……土曜日、鴬谷の東京キネマ倶楽部でカーネーションのツアーファイナルのライブを見に行く。会場は元グランドキャバレー。会場の豪華な雰囲気に圧倒される
前に観たときは骨太でソリッドなロック色が強いかんじだったけど、今回は多彩でファンキー(という言葉が適切かどうか自信はない)なステージだった。
カーネーションが、音楽の壁を迂回せずにぶつかって、よじのぼって、乗り越えてきた歴史をかいまみた気がする。
「夜の煙突」や「It's a Beautiful Day」も聴くことができて大満足——。頭の芯からしびれました。
ゲストは梅津和時さん、武田カオリさん、渡辺シュンスケさん。
直枝さんの曲は、四、五人のバンド編成だと、より艶や華、あと宇宙感のようなものがかんじられるともおもった。
《新作構想中の3.11に時間が止まってしまった。失いかけた歌を取り戻すことについて考えていた4月、梅津和時さんとtatusとセッションする機会に恵まれ、過去に旅した石巻や女川の白い浜辺に捧げる「女川」を即興演奏した。
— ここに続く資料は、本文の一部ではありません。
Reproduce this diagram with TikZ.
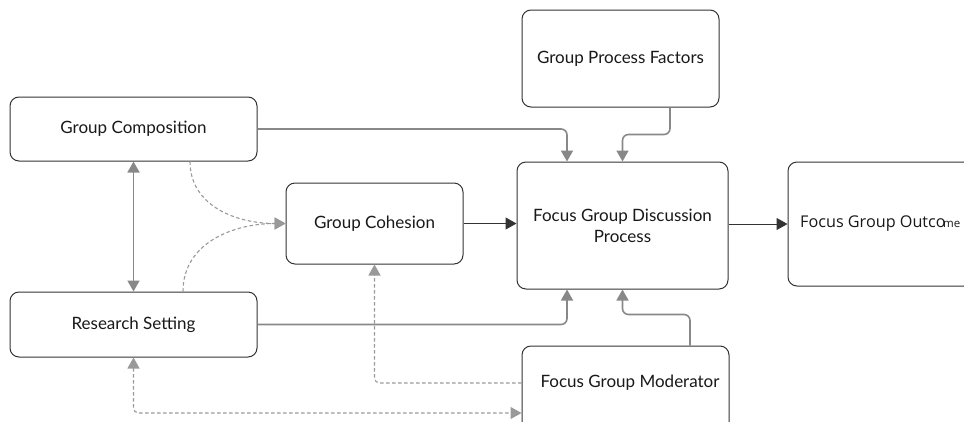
\documentclass[tikz,border=0pt]{standalone}
\usepackage{fontspec}
\setmainfont{Lato}
\newfontfamily\osans{Open Sans}
\usetikzlibrary{arrows.meta}
\definecolor{lgray}{HTML}{888888}
\definecolor{dgray}{HTML}{999999}
\definecolor{bord}{HTML}{333333}
\begin{document}
\begin{tikzpicture}[x=1pt,y=-1pt,
  box/.style={draw=bord, line width=1pt, rounded corners=9pt, fill=white, inner sep=0pt, font=\fontsize{17}{20}\selectfont, text=black!90},
  gline/.style={draw=lgray, line width=1.6pt, rounded corners=6pt, -{Triangle[length=11pt,width=12pt]}},
  dline/.style={draw=bord, line width=1pt, -{Triangle[length=11pt,width=12pt]}},
  dashline/.style={draw=dgray, line width=1.1pt, dash pattern=on 3.5pt off 2.5pt, rounded corners=5pt},
  plain/.style={inner sep=0pt, font=\fontsize{17}{20}\selectfont, text=black!90}
]
\useasboundingbox (0,0) rectangle (964,421);
\clip (0,0) rectangle (964,421);

\node[box, minimum width=247pt, minimum height=64pt] (gc) at (133.5,129) {Group Composition};
\node[box, minimum width=247pt, minimum height=65pt] (rs) at (133.5,324.5) {Research Setting};
\node[box, minimum width=177pt, minimum height=81pt] (coh) at (374.5,223.5) {Group Cohesion};
\node[box, minimum width=211pt, minimum height=127pt, align=center] (fgdp) at (622.5,225.5) {Focus Group Discussion\\[1pt]Process};
\node[box, minimum width=197pt, minimum height=97pt] (gpf) at (620.5,58.5) {Group Process Factors};
\node[box, minimum width=212pt, minimum height=124pt] (fgo) at (894,224) {};
\node[plain, anchor=west, font=\osans\fontsize{16.2}{19}\selectfont] (fgotext) at (800,224) {Focus Group Outco\kern-2.5pt{\fontsize{11.5}{13}\selectfont me}};
\node[box, minimum width=207pt, minimum height=94pt] (mod) at (625.5,393) {};
\node[plain] (modtext) at (630,383) {Focus Group Moderator};

% solid gray connectors
\draw[gline] (gc.east) -| ([xshift=-55.5pt]fgdp.north);
\draw[gline] ([xshift=49.5pt]gpf.south) -- ++(0,27) -| (fgdp.north);
\draw[gline] (rs.east) -| ([xshift=-55.5pt]fgdp.south);
\draw[gline] ([xshift=64.5pt]mod.north) -- ++(0,-31) -| (fgdp.south);
\draw[gline, {Triangle[length=11pt,width=12pt]}-{Triangle[length=11pt,width=12pt]}] (gc.south) -- (rs.north);

% dark connectors
\draw[dline] (coh.east) -- (fgdp.west |- coh.east);
\draw[dline] (fgo.west -| fgdp.east) -- (fgo.west);

% dashed connectors
\draw[dashline, -{Triangle[length=11pt,width=12pt]}] ([yshift=10pt]mod.west) -| (coh.south);
\draw[dashline, {Triangle[length=11pt,width=12pt]}-{Triangle[length=11pt,width=12pt]}] (rs.south) |- ([yshift=-20pt]mod.west);
\draw[dashline, -{Triangle[length=11pt,width=12pt]}] ([xshift=56.5pt]gc.south) .. controls (190,205) and (235,223.5) .. (coh.west);
\draw[dashline, -{Triangle[length=11pt,width=12pt]}] ([xshift=49.5pt]rs.north) .. controls (183,242) and (235,223.5) .. (coh.west);
\end{tikzpicture}
\end{document}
8月の終わりには南相馬の巨石ブラウンノーズと再会し、海を遠く眺めながら歌った。どたばたな日常を暮らす中で溢れ出してしまう想いが言葉や音になっていった。出会い、全力で楽しみ、祈り、歌う。
おそらくこのディスクはそれだけで成り立っている》(ミニアルバム『UTOPIA』より)
MCでは、梅津和時さんは仙台出身、直枝さんも親族が宮城にいるという話を聞いた。
ライブ会場で、学生ライター時代(大学時代)の先輩のIさんと再会する。十九歳のとき、スタッフ募集の告知を見て応募した雑誌の面接をしてもらった人。
わたしは、いきなり鞄からドストエフスキーの『悪霊』を出して、文学について語りはじめたらしいのだが……まったくおぼえていない。
Iさんにはドゥービー・ブラザーズやジャクソン・ブラウンの来日公演のものすごくいい席のチケットをとってもらったこともある。